During Africa's struggles for independence, Sartre encouraged colonial rebels to kill Europeans. The Algerians, fighting France, embraced his views. This made him proud. Non-violent struggle would have been useless, he said, because the French would never have made a fair agreement with the Arabs. Violence won Algeria's freedom. Sartre thought this change made everything just fine for the Algerians, many of whom have been trying ever since to enter the country from which they liberated themselves.
Sartre's views changed sometimes, but only from one version of leftism to another. As he said late in life, "When I use the term 'right wing' for me it means dirty bastards."
He was always a favourite writer of people who didn't read him but liked to read about him. For instance, they read that when he was arrested as part of a political mob during the chaos of 1968, president Charles de Gaulle ordered him released. "You don't arrest Voltaire," de Gaulle said. Being mentioned in the same breath with Voltaire moved Sartre up to a higher level of greatness.
Following the Munich massacre of 1972, in which the Palestinians killed 11 Olympic athletes from Israel, Sartre said it was wrong for journalists to treat the killings as a scandal. Great or not, he was capable of a certain swinishness.

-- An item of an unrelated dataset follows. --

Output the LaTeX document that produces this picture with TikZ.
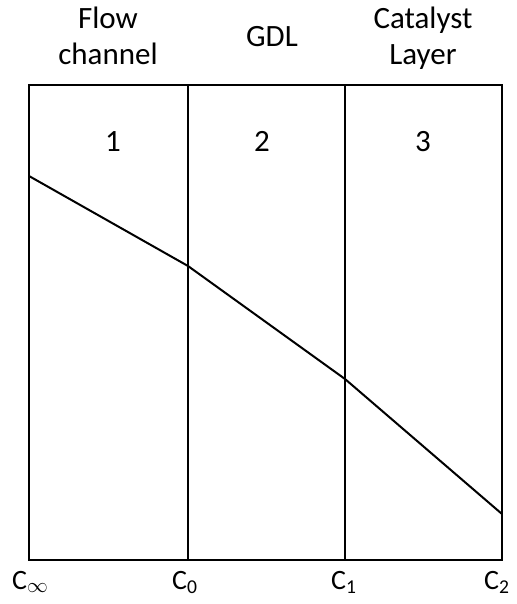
\documentclass[tikz,border=0pt]{standalone}
\usepackage{fontspec}
\setmainfont{Carlito}
\begin{document}
\begin{tikzpicture}[x=1pt,y=-1pt,
  frame/.style={line width=2pt},
  lbl/.style={font=\fontsize{31}{36}\selectfont, inner sep=0pt, align=center},
  clbl/.style={font=\fontsize{28}{33}\selectfont, inner sep=0pt, anchor=base west},
  profile/.style={line width=2pt, line join=miter}]
\useasboundingbox (0,0) rectangle (516,604);
% box corners
\coordinate (tl) at (29,85);
\coordinate (br) at (502,560);
\coordinate (t1) at (188,85);
\coordinate (b1) at (188,560);
\coordinate (t2) at (345,85);
\coordinate (b2) at (345,560);
\draw[frame] (tl) rectangle (br);
\draw[frame] (t1) -- (b1);
\draw[frame] (t2) -- (b2);
% profile points
\coordinate (p0) at (29,176);
\coordinate (p1) at (188,266);
\coordinate (p2) at (345,379);
\coordinate (p3) at (502,514);
\draw[profile] (p0) -- (p1) -- (p2) -- (p3);
% top labels
\node[lbl, anchor=base] (flow) at (108,65) {Flow\\channel};
\node[lbl, anchor=base] (gdl) at (272,47) {GDL};
\node[lbl, anchor=base] (cat) at (423,65) {Catalyst\\Layer};
% region numbers
\node[lbl, anchor=base] (n1) at (113,152) {1};
\node[lbl, anchor=base] (n2) at (262,152) {2};
\node[lbl, anchor=base] (n3) at (423,152) {3};
% bottom labels
\node[clbl] (cinf) at (12,589) {C\textsubscript{$\infty$}};
\node[clbl] (c0) at (172,589) {C\textsubscript{0}};
\node[clbl] (c1) at (331,589) {C\textsubscript{1}};
\node[clbl] (c2) at (484,589) {C\textsubscript{2}};
\end{tikzpicture}
\end{document}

Sartre, 27 years in the grave, remains with us. This month brings a paperback version of the most peculiar book Sartre had anything to do with -- Hope Now: The 1980 Interviews (University of Chicago Press), a series of conversations with his assistant, Benny Levy. Sartre was blind but mentally alert; he had his words read aloud to him several times so that he could change whatever sounded wrong.
His writing often dwelt on despair; existential angst was his speciality. But he told Levy this never reflected his feelings. "I talked about it because other people were talking about it, because it was fashionable." And what about anguish, a similar subject of his? "I have never known anguish." He wrote about it because other people were writing about it. "It was fashionable. Everyone was reading Kierkegaard then."
Happens often with philosophers, Sartre said. "They talk from hearsay about some idea, they give it importance; then, little by little, they stop talking about it because they realize they've merely picked it up from other people."
He seemed to be dismissing much of the work that made him great. When the interviews were published, Sartre's admirers were horrified. Simone de Beauvoir, who always felt she owned at least a 50% stake in Sartre's greatness, accused Levy of exploiting the old guy's weakness, like a potential heir persuading a dying billionaire to change his will at the last moment.
But the material appeared in Le Nouvel Observateur while Sartre was alive, and he confirmed all of it. Hope Now stands as his final testament -- confused and sometimes silly, perhaps, but no more so than the rest of his ideas.